A Clark County woman has filed a lawsuit against the city of Vancouver claiming that poor sidewalk maintenance contributed to her brother’s death more than a year ago.
According to the suit, filed in Clark County Superior Court on Feb. 2, Robert Willard Smith was found dead on the sidewalk in front of 10910 N.E. Fourth Plain Blvd. in the early hours of Jan. 28, 2020.
“The sidewalk at that location was found in a state of serious disrepair,” the suit states. “A municipality such as the city of Vancouver has a duty to exercise ordinary care in the maintenance of its sidewalks to keep them in a condition that is reasonably safe for ordinary use.”
The suit was filed by Clark County resident Christine Troutt, the deceased man’s sister. Her lawyer, David Mann of Ledger Law Firm, said the case is currently in discovery and that they’re ordering an autopsy.
“The Ledger Law Firm is determined to see this through to its best conclusion,” Mann said.
Troutt is seeking an undetermined amount in damages — to be “proven at trial,” the court document states — as well as reimbursement for legal fees.

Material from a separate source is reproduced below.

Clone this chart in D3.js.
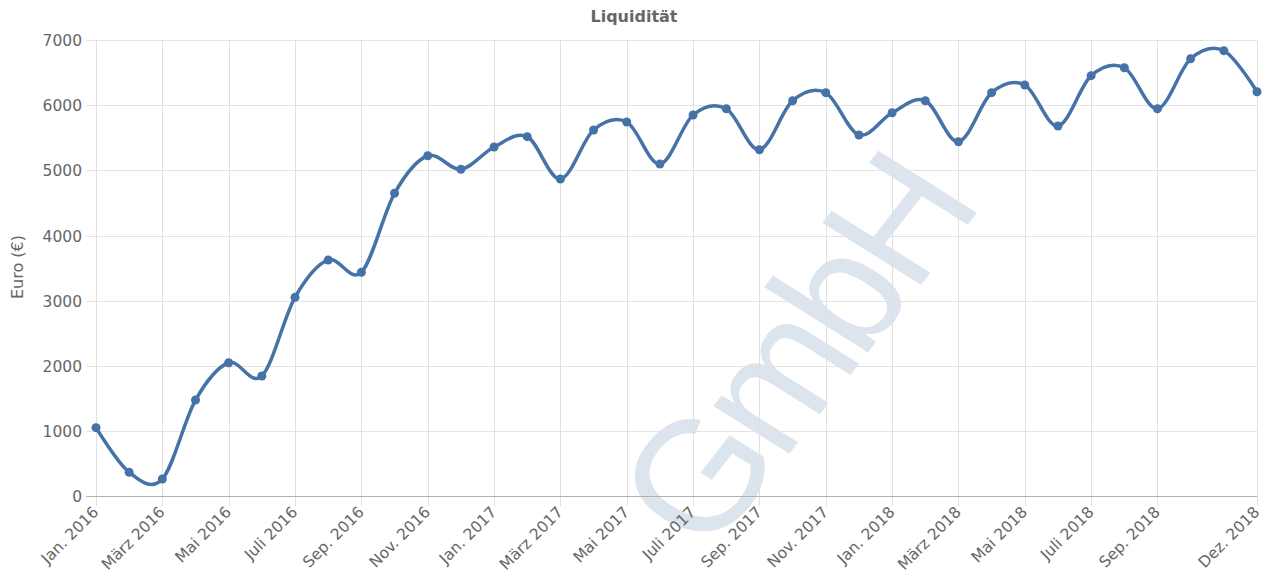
<!DOCTYPE html>
<html>
<head>
<meta charset="utf-8">
<script src="https://cdn.jsdelivr.net/npm/d3@7"></script>
<style>
  body { margin: 0; background: #fff; }
  svg { display: block; font-family: "DejaVu Sans", Verdana, sans-serif; }
</style>
</head>
<body>
<div id="chart"></div>
<script>
// Monthly categories, Jan 2016 - Dez 2018
let months = [
  "Jan. 2016", "Feb. 2016", "März 2016", "Apr. 2016", "Mai 2016", "Juni 2016",
  "Juli 2016", "Aug. 2016", "Sep. 2016", "Okt. 2016", "Nov. 2016", "Dez. 2016",
  "Jan. 2017", "Feb. 2017", "März 2017", "Apr. 2017", "Mai 2017", "Juni 2017",
  "Juli 2017", "Aug. 2017", "Sep. 2017", "Okt. 2017", "Nov. 2017", "Dez. 2017",
  "Jan. 2018", "Feb. 2018", "März 2018", "Apr. 2018", "Mai 2018", "Juni 2018",
  "Juli 2018", "Aug. 2018", "Sep. 2018", "Okt. 2018", "Nov. 2018", "Dez. 2018"
];

// Liquidität in Euro, one value per month
let liquiditaet = [
  1054, 370, 267, 1478, 2050, 1847, 3053, 3626, 3437, 4649, 5225, 5017,
  5359, 5517, 4868, 5620, 5742, 5098, 5850, 5946, 5317, 6069, 6192, 5543,
  5885, 6069, 5440, 6192, 6310, 5681, 6453, 6575, 5946, 6713, 6836, 6207
];

// Labelled months on the x axis
let tickMonths = [
  "Jan. 2016", "März 2016", "Mai 2016", "Juli 2016", "Sep. 2016", "Nov. 2016",
  "Jan. 2017", "März 2017", "Mai 2017", "Juli 2017", "Sep. 2017", "Nov. 2017",
  "Jan. 2018", "März 2018", "Mai 2018", "Juli 2018", "Sep. 2018", "Dez. 2018"
];

let yTicks = [0, 1000, 2000, 3000, 4000, 5000, 6000, 7000];

let width = 1265;
let height = 578;
let lineColor = "#4572A7";

let svg = d3.select("#chart").append("svg")
  .attr("width", width)
  .attr("height", height);

let x = d3.scalePoint()
  .domain(months)
  .range([96, 1257]);

let y = d3.scaleLinear()
  .domain([0, 7000])
  .range([496.4, 40]);

// Watermark (rotated and slightly stretched, as in the original)
svg.append("text")
  .attr("transform", "translate(793,350) scale(1.115,1) rotate(-55)")
  .attr("text-anchor", "middle")
  .attr("dy", "0.36em")
  .attr("letter-spacing", "-7px")
  .attr("font-family", "Liberation Sans, Arial, sans-serif")
  .attr("font-size", "157px")
  .attr("fill", lineColor)
  .attr("fill-opacity", 0.19)
  .text("GmbH");

// Horizontal grid
svg.append("g")
  .selectAll("line")
  .data(yTicks.slice(1))
  .enter()
  .append("line")
  .attr("x1", 86)
  .attr("x2", 1257)
  .attr("y1", d => Math.round(y(d)) + 0.5)
  .attr("y2", d => Math.round(y(d)) + 0.5)
  .attr("stroke", "#e3e3e3")
  .attr("stroke-width", 1);

// Vertical grid
svg.append("g")
  .selectAll("line")
  .data(tickMonths)
  .enter()
  .append("line")
  .attr("x1", d => Math.round(x(d)) + 0.5)
  .attr("x2", d => Math.round(x(d)) + 0.5)
  .attr("y1", 40)
  .attr("y2", 506)
  .attr("stroke", "#e0e0e0")
  .attr("stroke-width", 1);

// X axis
let xAxis = d3.axisBottom(x)
  .tickValues(tickMonths)
  .tickSize(0)
  .tickPadding(0);

let xGroup = svg.append("g")
  .attr("transform", "translate(0," + 496 + ")")
  .call(xAxis);

xGroup.select(".domain")
  .attr("d", "M86,0.5H1257")
  .attr("stroke", "#b0b0b0");

xGroup.selectAll(".tick text")
  .attr("fill", "#666")
  .attr("font-size", "15.5px")
  .attr("font-family", "DejaVu Sans, sans-serif")
  .attr("text-anchor", "end")
  .attr("y", 0)
  .attr("dy", 0)
  .attr("transform", "translate(3,17) rotate(-45)");

// Y axis
let yAxis = d3.axisLeft(y)
  .tickValues(yTicks)
  .tickFormat(d3.format("d"))
  .tickSize(0)
  .tickPadding(0);

let yGroup = svg.append("g")
  .attr("transform", "translate(82,0)")
  .call(yAxis);

yGroup.select(".domain").remove();

yGroup.selectAll(".tick text")
  .attr("fill", "#666")
  .attr("font-size", "15.5px")
  .attr("font-family", "DejaVu Sans, sans-serif")
  .attr("dy", "0.36em");

// Axis title
svg.append("text")
  .attr("transform", "translate(23,267) rotate(-90)")
  .attr("text-anchor", "middle")
  .attr("font-size", "16px")
  .attr("fill", "#666")
  .text("Euro (€)");

// Chart title
svg.append("text")
  .attr("x", 634)
  .attr("y", 22)
  .attr("text-anchor", "middle")
  .attr("font-size", "16px")
  .attr("font-weight", "bold")
  .attr("fill", "#666")
  .text("Liquidität");

// Spline
let line = d3.line()
  .x((d, i) => x(months[i]))
  .y(d => y(d))
  .curve(d3.curveCardinal.tension(0));

svg.append("path")
  .datum(liquiditaet)
  .attr("d", line)
  .attr("fill", "none")
  .attr("stroke", lineColor)
  .attr("stroke-width", 3.5)
  .attr("stroke-linejoin", "round");

svg.append("g")
  .selectAll("circle")
  .data(liquiditaet)
  .enter()
  .append("circle")
  .attr("cx", (d, i) => x(months[i]))
  .attr("cy", d => y(d))
  .attr("r", 4.5)
  .attr("fill", lineColor);
</script>
</body>
</html>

It’s unclear from the lawsuit exactly how a sidewalk in poor repair may have led to Smith’s death. Corrine Weiss, Vancouver’s interim communications director, wrote in an email to The Columbian that the city was recently alerted to Troutt’s lawsuit.
“The city is aware of Mr. Smith’s death and our hearts go out to his family and loved ones,” Weiss wrote. “While his death is tragic, we have yet to be presented with any evidence that Mr. Smith tripped on a city sidewalk, let alone that such a trip was the cause of his death.”
“For this reason,” Weiss continued, “the city cannot agree that this is an incident for which Vancouver’s taxpayers should bear any liability.”
The location where Smith’s body was found falls along the border between Clark County and Vancouver. In a response to The Columbian’s request for public records pertaining to Smith’s death, the city stated that the location was outside of their jurisdiction, in unincorporated Clark County.
In an email, Mann countered that he believed that assertion was wrong.